Chapter 5 returns once again to Cavarero and the rationale for teaching with “bad intentions.” There is less philosophical discussion here, but the script is lengthy, vivid, and engaging, depicting as it does yet another complex teacher–student interaction. This final chapter practices the restraint and silence that it notes is a component of teaching with bad intentions: it leaves gaps, raises questions, and opens avenues of consideration without seeking to provide solutions. Perhaps most relevantly to teacher education, the authors write, “we understand our responsibility in teaching ethics to teachers as a supportive and safe process of providing non-indoctrinatory openings … that require student teachers to stop and think twice, perhaps innumerable times, over something perplexing and seemingly inscrutable” (Forrest & Wheeldon, 2019, p. 191). I believe that the authors successfully make the case here, and across the book, for an open-mindedness that brings us, as teachers, relentlessly into utopias – the “no places” – of dialogue and witnessing.

Some of this book’s strengths – its brevity, clear organization, and practical use of dramatized case studies – necessitate its limitations. For example, one possible critique is that the philosophical discussion in each chapter could benefit from engagement with other literature on the relevance of postmodern feminism to education (and teaching educators ethics). On the other hand, an extension of the philosophical analysis may have prevented some of the sense of textual balance between the philosophical argument and the case studies and pursuant discussion. Also, as I previously noted, some of the preliminary exploration of the case studies is just that. While this was likely a canny choice in the spirit of consciousness raising and open-mindedness, it may have been helpful to signpost some angles that the authors purposefully left unaddressed, so as to signal to readers the possibilities of the yet undiscovered. Finally, the rationale for the content of each of the case studies is never fully articulated: Why these scenarios? What do they uniquely open for discussion? This would have helped orient and anchor readers between chapters.

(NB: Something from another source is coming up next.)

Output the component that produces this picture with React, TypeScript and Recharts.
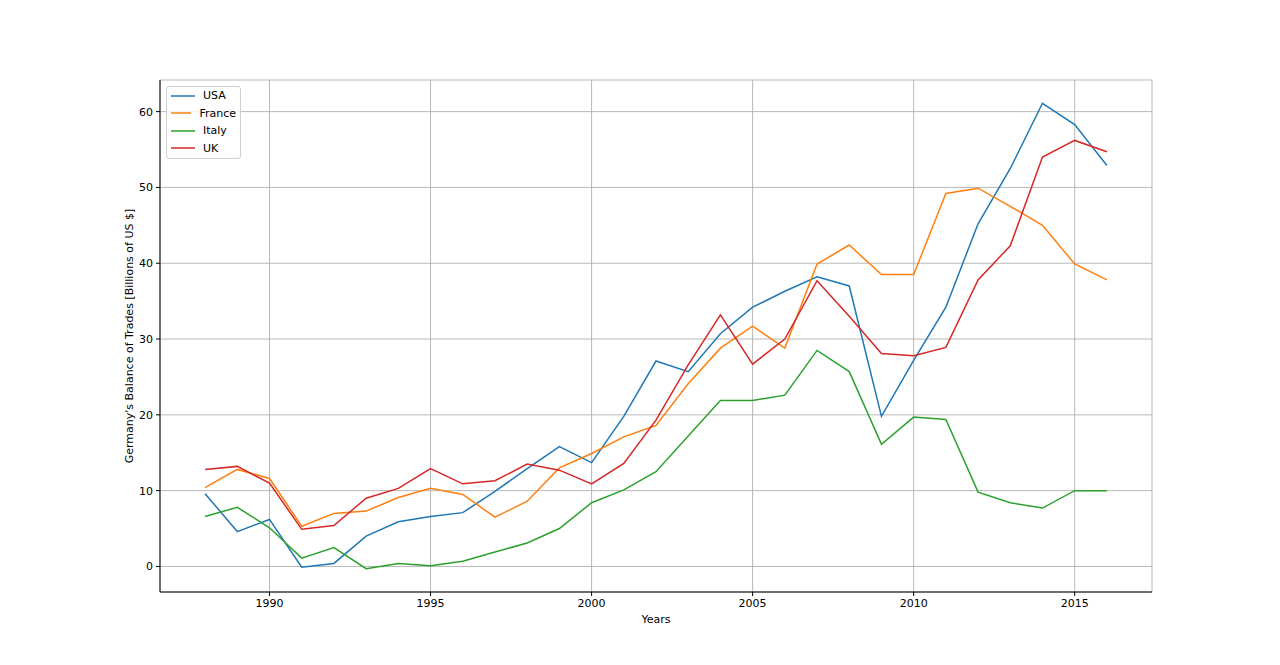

Overall, Forrest and Wheeldon have written a cogent argument for a radical feminist consciousness-raising approach to moral education and teacher ethics. This engaging text will be of interest to educators and scholars of education. Because of the case studies and the dexterity of the philosophical argument from chapter to chapter, as well as the invitation to open-mindedness, this book can serve as a useful addition to pre-service education foundations and ethics courses.